"You can have information without development…"

“But you can’t have development without information.” Emanuel Mwinila Yuori

A week into our time in Ghana and we’ve already had the opportunity to learn from many communication scholars and media professionals. We’ve talked about the perils and rewards of undercover investigative reporting, discussed the state of Ghanaian women in journalism, and pondered the impact of mobile technology on media in Africa.

Especially intriguing was Emanuel Mwinila Yuori and his plans for a new TV channel. With studios based in the North, the channel will air content made with and for Northern Ghanaians. Their dialects, stories, the local flavors and local needs will, for the first time, pop out of sets across the country.

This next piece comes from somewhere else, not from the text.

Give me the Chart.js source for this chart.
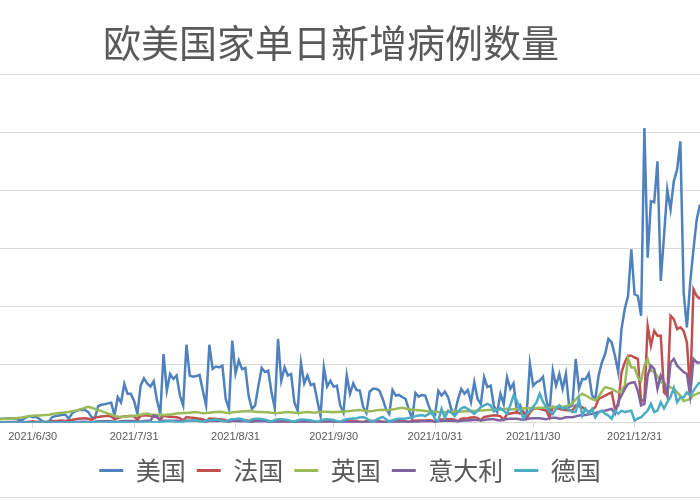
<!DOCTYPE html>
<html>
<head>
<meta charset="utf-8">
<title>欧美国家单日新增病例数量</title>
<script src="https://cdn.jsdelivr.net/npm/chart.js@4.4.0/dist/chart.umd.min.js"></script>
<style>
  html, body { margin: 0; padding: 0; background: #fff; }
  #wrap { position: relative; width: 700px; height: 500px; overflow: hidden; }
  #edge { position: absolute; left: 0; top: 497px; width: 700px; height: 1px; background: #d9d9d9; }
</style>
</head>
<body>
<div id="wrap">
  <canvas id="myChart" width="700" height="500"></canvas>
  <div id="edge"></div>
</div>
<script>
// daily dates from 2021/6/20, 215 days (to 2022/1/20)
var startDate = [2021, 6, 20];
var dayCount = 215;

// labelled ticks on the date axis
var tickLabels = ['2021/6/30', '2021/7/31', '2021/8/31', '2021/9/30', '2021/10/31', '2021/11/30', '2021/12/31'];

var seriesNames = ['美国', '法国', '英国', '意大利', '德国'];

// new cases per day, in thousands
var usCases = [
  14,14,16,16,16,14,8,11,19,23,
  19,21,14,5,3,5,20,23,25,28,
  28,14,32,40,44,44,44,37,19,16,
  57,62,64,67,69,25,88,70,134,100,
  100,75,31,128,153,136,125,143,77,31,
  237,111,168,151,163,94,60,269,163,159,
  161,165,111,60,269,186,194,191,197,82,
  48,283,170,215,185,189,94,48,60,128,
  189,175,180,105,50,289,145,191,163,168,
  70,42,207,136,163,130,134,77,23,191,
  125,145,124,128,60,35,164,100,136,113,
  111,55,34,107,117,117,111,82,48,31,
  113,94,96,88,82,45,14,103,90,96,
  94,60,31,27,110,94,107,88,45,31,
  80,117,100,113,72,140,82,65,157,123,
  128,58,37,100,65,157,117,136,40,60,
  35,30,203,128,140,145,159,80,37,180,
  128,168,117,168,54,60,220,117,151,150,
  170,95,82,163,208,237,289,277,231,174,
  323,392,437,598,443,437,369,1016,569,764,
  760,901,489,644,804,735,833,873,970,449,
  329,483,598,701,752
];

var franceCases = [
  2,2,3,3,3,3,2,2,3,4,
  5,4,4,3,2,3,5,6,7,8,
  6,8,10,12,14,15,16,14,10,18,
  20,22,23,24,22,12,16,20,22,23,
  24,22,10,24,26,25,24,22,20,10,
  24,22,21,20,19,16,8,20,18,17,
  16,14,12,6,15,14,13,12,11,9,
  4,12,11,10,10,9,7,3,9,8,
  8,7,6,3,7,6,6,6,5,4,
  2,5,5,5,5,5,4,2,5,5,
  5,5,5,4,2,5,5,5,5,5,
  4,2,6,6,6,6,5,4,2,6,
  6,6,6,6,5,2,7,7,8,8,
  8,9,8,3,10,11,11,12,12,11,
  5,14,15,16,18,19,17,8,20,22,
  24,26,25,22,10,30,32,34,36,32,
  38,14,36,47,50,48,45,42,18,55,
  52,48,45,44,42,42,60,57,54,45,
  37,45,54,82,88,94,100,105,48,60,
  174,208,231,231,225,220,71,82,334,266,
  317,300,300,105,94,369,357,323,329,317,
  277,105,460,437,426
];

var ukCases = [
  12,13,14,15,15,16,17,19,21,23,
  24,25,25,26,27,28,30,32,34,35,
  36,37,40,42,44,48,52,55,52,48,
  44,40,36,32,28,25,22,20,21,22,
  23,24,26,28,30,32,29,28,27,28,
  27,28,29,30,32,33,34,34,35,36,
  37,35,33,34,35,36,37,38,37,35,
  34,36,37,38,39,40,41,40,38,37,
  37,36,36,35,34,34,35,36,37,36,
  35,34,35,36,37,36,35,36,37,38,
  38,37,36,37,38,39,40,41,42,43,
  44,42,41,40,41,43,44,45,43,44,
  46,48,50,52,49,47,45,44,43,42,
  41,40,39,38,37,36,36,37,38,38,
  39,39,40,40,41,41,42,42,43,44,
  44,45,45,46,47,48,46,47,48,48,
  49,50,50,51,51,52,52,53,53,54,
  55,55,55,57,60,68,80,92,100,95,
  88,82,77,90,108,123,120,117,110,105,
  112,128,222,191,191,157,145,197,220,180,
  176,160,140,134,128,122,117,105,94,75,
  78,82,95,100,105
];

var italyCases = [
  1,1,1,1,1,1,1,1,1,1,
  1,1,1,1,1,1,2,2,2,2,
  2,2,2,3,3,4,4,3,2,4,
  5,5,5,5,5,4,3,5,6,6,
  6,6,5,4,6,7,8,25,22,6,
  7,7,7,7,7,6,5,7,7,7,
  7,6,5,4,6,6,6,6,6,5,
  4,6,6,5,5,5,4,3,5,5,
  5,5,4,3,2,4,4,4,4,4,
  3,2,4,4,4,4,3,3,2,3,
  3,3,3,3,3,2,3,3,3,3,
  3,3,2,3,3,3,3,3,3,2,
  3,4,4,4,4,4,3,4,4,5,
  5,5,5,4,5,6,7,7,7,6,
  5,7,8,8,9,10,10,8,10,11,
  12,12,10,8,12,13,14,14,14,12,
  10,14,15,16,16,16,14,12,16,17,
  17,14,16,19,19,19,22,25,26,27,
  29,31,34,37,40,42,45,48,31,71,
  94,117,134,138,140,110,60,65,163,197,
  186,117,163,140,94,208,220,197,186,175,
  168,94,220,208,208
];

var germanyCases = [
  1,1,1,1,1,1,1,1,1,1,
  1,1,1,1,1,1,1,1,1,1,
  1,1,2,2,2,1,1,2,2,2,
  3,2,1,1,3,3,3,3,2,1,
  1,2,2,3,3,3,3,2,2,4,
  4,5,5,5,3,2,5,6,7,8,
  8,5,3,8,9,10,11,10,6,4,
  10,12,13,15,12,8,5,12,14,14,
  13,11,7,4,10,12,12,11,10,6,
  3,9,11,11,10,9,5,3,8,11,
  12,11,10,6,3,9,12,14,15,16,
  18,20,15,8,3,10,16,20,12,3,
  8,12,14,14,15,17,19,23,25,27,
  23,30,39,12,8,48,17,42,35,23,
  38,50,54,48,40,31,42,54,60,65,
  60,39,45,50,42,31,60,94,77,48,
  14,30,40,55,70,100,72,55,40,30,
  48,60,48,54,45,37,37,82,25,48,
  31,48,19,35,42,31,25,14,42,31,
  42,37,40,42,8,15,19,31,42,65,
  37,42,71,50,71,90,120,71,88,88,
  105,94,110,128,140
];

var seriesColors = ['#4F81BD', '#C0504D', '#9BBB59', '#8064A2', '#4BACC6'];

var dayLabels = [];
for (var i = 0; i < dayCount; i++) {
  var d = new Date(startDate[0], startDate[1] - 1, startDate[2] + i);
  dayLabels.push(d.getFullYear() + '/' + (d.getMonth() + 1) + '/' + d.getDate());
}

var allSeries = [usCases, franceCases, ukCases, italyCases, germanyCases];
var datasets = allSeries.map(function (values, k) {
  return {
    label: seriesNames[k],
    data: values,
    borderColor: seriesColors[k],
    backgroundColor: seriesColors[k],
    borderWidth: 2.5,
    pointRadius: 0,
    fill: false,
    tension: 0,
    order: allSeries.length - k   // later series drawn on top, as in Excel
  };
});

var ctx = document.getElementById('myChart').getContext('2d');
var chart = new Chart(ctx, {
  type: 'line',
  data: {
    labels: dayLabels,
    datasets: datasets
  },
  options: {
    responsive: false,
    animation: false,
    layout: { padding: { left: 0, right: 0, top: 0, bottom: 7 } },
    plugins: {
      title: {
        display: true,
        // trailing ideographic space nudges the title a bit left, like the original
        text: '欧美国家单日新增病例数量\u3000',
        color: '#595959',
        font: { family: '"Noto Sans CJK SC", sans-serif', size: 38, weight: 'normal' },
        padding: { top: 20, bottom: 9 }
      },
      legend: {
        position: 'bottom',
        labels: {
          color: '#595959',
          font: { family: '"Noto Sans CJK SC", sans-serif', size: 25 },
          boxWidth: 24,
          boxHeight: 3,
          padding: 11,
          sort: function (a, b) { return a.datasetIndex - b.datasetIndex; },
          generateLabels: function (c) {
            return Chart.defaults.plugins.legend.labels.generateLabels(c).map(function (item) {
              item.lineWidth = 0;
              return item;
            });
          }
        }
      },
      tooltip: { enabled: false }
    },
    scales: {
      x: {
        grid: {
          drawOnChartArea: false,
          tickLength: 5,
          color: function (c) {
            return c.tick && c.tick.label ? '#d9d9d9' : 'rgba(0,0,0,0)';
          }
        },
        border: { color: '#d9d9d9' },
        ticks: {
          autoSkip: false,
          maxRotation: 0,
          minRotation: 0,
          padding: 3,
          color: '#595959',
          font: { family: '"Liberation Sans", sans-serif', size: 11 },
          callback: function (value) {
            var l = this.getLabelForValue(value);
            return tickLabels.indexOf(l) >= 0 ? l : null;
          }
        }
      },
      y: {
        min: 0,
        max: 1200,
        ticks: { stepSize: 200, display: false },
        grid: { color: '#d9d9d9', drawTicks: false },
        border: { display: false },
        afterFit: function (s) { s.width = 0; }
      }
    }
  }
});
</script>
</body>
</html>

“Our storytelling traditions survive,” said Mr. Yuori. But survival always needs the help of its good friend, adaptation. “When I was growing up in the north,” Mr. Yuori fondly recalled, “our old auntie would group us around to tell stories.” These days TV sets in open courtyards or crowded living rooms do the gathering.

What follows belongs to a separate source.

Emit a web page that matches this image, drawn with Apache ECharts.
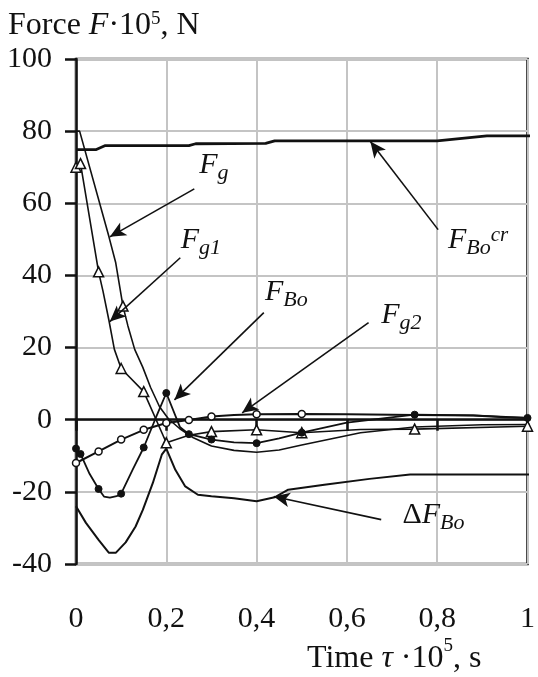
<!DOCTYPE html>
<html>
<head>
<meta charset="utf-8">
<script src="https://cdn.jsdelivr.net/npm/echarts@6/dist/echarts.min.js"></script>
<style>
html, body { margin: 0; padding: 0; background: #fff; }
#chart { width: 538px; height: 677px; }
</style>
</head>
<body>
<div id="chart"></div>
<script>
// tick labels of the time axis (comma decimals)
var xTickLabels = ['0', '0,2', '0,4', '0,6', '0,8', '1'];

// curves: [time*1e5, force*1e5]
var fBoCr = [[0, 74.9], [0.045, 74.9], [0.065, 76.0], [0.25, 76.0], [0.265, 76.5], [0.42, 76.6],
  [0.44, 77.3], [0.8, 77.3], [0.91, 78.7], [1.02, 78.7]];
var fG = [[0, 80], [0.008, 80], [0.073, 50.7], [0.088, 43.5], [0.104, 31.5], [0.115, 26], [0.13, 19.5],
  [0.148, 14.5], [0.165, 9], [0.185, 3.6], [0.205, 0.2], [0.23, -2.5], [0.26, -5], [0.3, -7.3],
  [0.35, -8.5], [0.4, -9], [0.45, -8.4], [0.5, -7], [0.63, -3.6], [0.75, -2], [0.9, -1.4], [1.02, -1.3]];
var fG1 = [[0, 70], [0.01, 71], [0.05, 41], [0.06, 35.5], [0.073, 27.5], [0.085, 19.5], [0.1, 14.2],
  [0.15, 7.8], [0.2, -6.4], [0.25, -4.3], [0.3, -3.3], [0.4, -2.8], [0.5, -3.6], [0.63, -2.7],
  [0.75, -2.6], [1.0, -1.8], [1.02, -1.8]];
var fG2 = [[0, -12], [0.05, -8.8], [0.1, -5.5], [0.15, -2.8], [0.2, -0.9], [0.25, -0.1], [0.3, 0.9],
  [0.35, 1.3], [0.4, 1.5], [0.5, 1.6], [0.6, 1.5], [0.75, 1.3], [0.88, 1.2], [0.95, 0.7], [1.02, 0.4]];
var fBo = [[0, -8], [0.01, -9.5], [0.03, -15], [0.05, -19.2], [0.062, -21.3], [0.075, -21.6], [0.09, -21.2],
  [0.1, -20.5], [0.125, -14], [0.15, -7.7], [0.175, 0], [0.2, 7.4], [0.23, -2], [0.25, -4], [0.3, -5.5],
  [0.35, -6.3], [0.4, -6.5], [0.45, -5.2], [0.5, -3.6], [0.6, -0.8], [0.75, 1.4], [0.88, 1.2],
  [1.0, 0.5], [1.02, 0.5]];
var dFBo = [[0, -24], [0.022, -28.6], [0.05, -33.3], [0.073, -36.9], [0.088, -36.9], [0.11, -34],
  [0.132, -29.6], [0.148, -25], [0.17, -17.6], [0.19, -9.7], [0.2, -8], [0.22, -13.9], [0.242, -18.5],
  [0.27, -20.8], [0.3, -21.2], [0.35, -21.8], [0.4, -22.6], [0.44, -21.5], [0.47, -19.4], [0.55, -18],
  [0.65, -16.4], [0.74, -15.2], [1.02, -15.2]];

// times where each curve carries a marker
var fGMarks = [0.104];
var fG1Marks = [0, 0.01, 0.05, 0.1, 0.15, 0.2, 0.3, 0.4, 0.5, 0.75, 1.0];
var fG2Marks = [0, 0.05, 0.1, 0.15, 0.2, 0.25, 0.3, 0.4, 0.5];
var fBoMarks = [0, 0.01, 0.05, 0.1, 0.15, 0.2, 0.25, 0.3, 0.4, 0.5, 0.75, 1.0];

// annotation arrows: [from, to] in data coords
var arrowFG = [[0.262, 64.0], [0.075, 50.7]];
var arrowFG1 = [[0.231, 44.9], [0.075, 27.2]];
var arrowFBo = [[0.416, 29.7], [0.218, 5.5]];
var arrowFG2 = [[0.648, 26.9], [0.368, 1.9]];
var arrowFBoCr = [[0.802, 52.7], [0.652, 77.1]];
var arrowDFBo = [[0.676, -27.7], [0.438, -21.3]];

// annotation texts, anchored at top-left in data coords
var labelTexts = ['{f|F}{sub|g}', '{f|F}{sub|g1}', '{f|F}{sub|Bo}', '{f|F}{sub|g2}', '{f|F}{sub|Bo}{sup|cr}', '{d|\u0394}{f|F}{sub|Bo}'];
var labelAnchors = [[0.273, 74.7], [0.232, 53.9], [0.4185, 39.6], [0.676, 33.1], [0.824, 53.9], [0.723, -22.3]];

var serif = "'Liberation Serif', 'Times New Roman', serif";
var ink = '#111';

function buildData(pts, marks) {
  return pts.map(function (p) {
    if (marks.indexOf(p[0]) >= 0) return { value: p };
    return { value: p, symbol: 'none' };
  });
}

function arrow(a) {
  return {
    silent: true,
    symbol: ['none', 'arrow'],
    symbolSize: [11, 16],
    lineStyle: { color: ink, width: 1.6, type: 'solid' },
    label: { show: false },
    data: [[{ coord: a[0] }, { coord: a[1] }]]
  };
}

function curve(name, pts, marks, sym, width, item, arr) {
  return {
    name: name,
    type: 'line',
    clip: false,
    data: buildData(pts, marks),
    showSymbol: true,
    symbol: sym,
    symbolSize: sym === 'triangle' ? 10 : 7,
    lineStyle: { color: ink, width: width },
    itemStyle: item,
    z: 3,
    markLine: arrow(arr)
  };
}

var openMark = { color: '#fff', borderColor: ink, borderWidth: 1.5 };
var fullMark = { color: ink, borderColor: ink, borderWidth: 1 };

var chart = echarts.init(document.getElementById('chart'));
chart.setOption({
  animation: false,
  backgroundColor: '#fff',
  grid: { left: 76, right: 8, top: 59, bottom: 113, show: true, borderColor: ink, borderWidth: 2.5 },
  xAxis: {
    type: 'value', min: 0, max: 1, interval: 0.2,
    axisLine: { show: true, lineStyle: { color: ink, width: 2.5 } },
    axisTick: { show: true, length: 11, lineStyle: { color: ink, width: 2.5 } },
    splitLine: { show: true, lineStyle: { color: '#c4c4c4', width: 2 } },
    axisLabel: {
      margin: 40, fontSize: 30, fontFamily: serif, color: ink,
      formatter: function (v) { return xTickLabels[Math.round(v / 0.2)]; }
    }
  },
  yAxis: {
    type: 'value', min: -40, max: 100, interval: 20,
    axisLine: { show: true, lineStyle: { color: ink, width: 2.5 } },
    axisTick: { show: true, length: 11, lineStyle: { color: ink, width: 2.5 } },
    splitLine: { show: true, lineStyle: { color: '#c4c4c4', width: 2 } },
    axisLabel: { margin: 24, fontSize: 30, fontFamily: serif, color: ink }
  },
  series: [
    curve('FBo_cr', fBoCr, [], 'none', 2.8, fullMark, arrowFBoCr),
    curve('dFBo', dFBo, [], 'none', 2, fullMark, arrowDFBo),
    curve('Fg', fG, fGMarks, 'triangle', 1.6, openMark, arrowFG),
    curve('Fg1', fG1, fG1Marks, 'triangle', 1.6, openMark, arrowFG1),
    curve('FBo', fBo, fBoMarks, 'circle', 1.8, fullMark, arrowFBo),
    curve('Fg2', fG2, fG2Marks, 'circle', 2, openMark, arrowFG2)
  ]
});

// main glyphs sit at the line top, subscripts at the line bottom, superscripts at the top
var labelRich = {
  f: { fontSize: 30, fontStyle: 'italic', fontFamily: serif, lineHeight: 34, verticalAlign: 'top', fill: ink },
  d: { fontSize: 30, fontFamily: serif, lineHeight: 34, verticalAlign: 'top', fill: ink },
  sub: { fontSize: 22, fontStyle: 'italic', fontFamily: serif, lineHeight: 22, verticalAlign: 'bottom', fill: ink },
  sup: { fontSize: 21, fontStyle: 'italic', fontFamily: serif, lineHeight: 21, verticalAlign: 'top', fill: ink }
};
function headRich(mainAlign, lineH) {
  return {
    n: { fontSize: 32, fontFamily: serif, lineHeight: lineH, verticalAlign: mainAlign, fill: ink },
    i: { fontSize: 32, fontStyle: 'italic', fontFamily: serif, lineHeight: lineH, verticalAlign: mainAlign, fill: ink },
    sup: { fontSize: 19, fontFamily: serif, lineHeight: 19, verticalAlign: 'top', fill: ink }
  };
}

var graphics = labelTexts.map(function (t, k) {
  var p = chart.convertToPixel({ gridIndex: 0 }, labelAnchors[k]);
  return {
    type: 'text', x: p[0], y: p[1], z: 10,
    style: { text: t, rich: labelRich, align: 'left', verticalAlign: 'top' }
  };
});
graphics.push({
  type: 'text', x: 8, y: 10, z: 10,
  style: { text: '{n|Force }{i|F}{n|\u00b710}{sup|5}{n|, N}', rich: headRich('top', 34), align: 'left', verticalAlign: 'top' }
});
graphics.push({
  type: 'text', x: 307, y: 637, z: 10,
  style: { text: '{n|Time }{i|\u03c4}{n| \u00b710}{sup|5}{n|, s}', rich: headRich('bottom', 38), align: 'left', verticalAlign: 'top' }
});
chart.setOption({ graphic: graphics });
</script>
</body>
</html>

But so far, the the stories being told have strayed far from the canon of the Northern auntie. Just as each country in Africa is far different from the next, each region in Ghana is its own distinct space. Differences in culture, dialect, economics, living standards, and literacy rates separate rural Northern Ghana from the Accra area (where all TV stations are currently based).

A Northern station will know just what it takes to be a good storytelling auntie there.

As the Ghanaian government prepares to launch a health and economic development program aimed at the North, this new TV channel will be an avenue for disseminating the campaign’s information.

And as Mr. Yuori says, you can’t have development without information.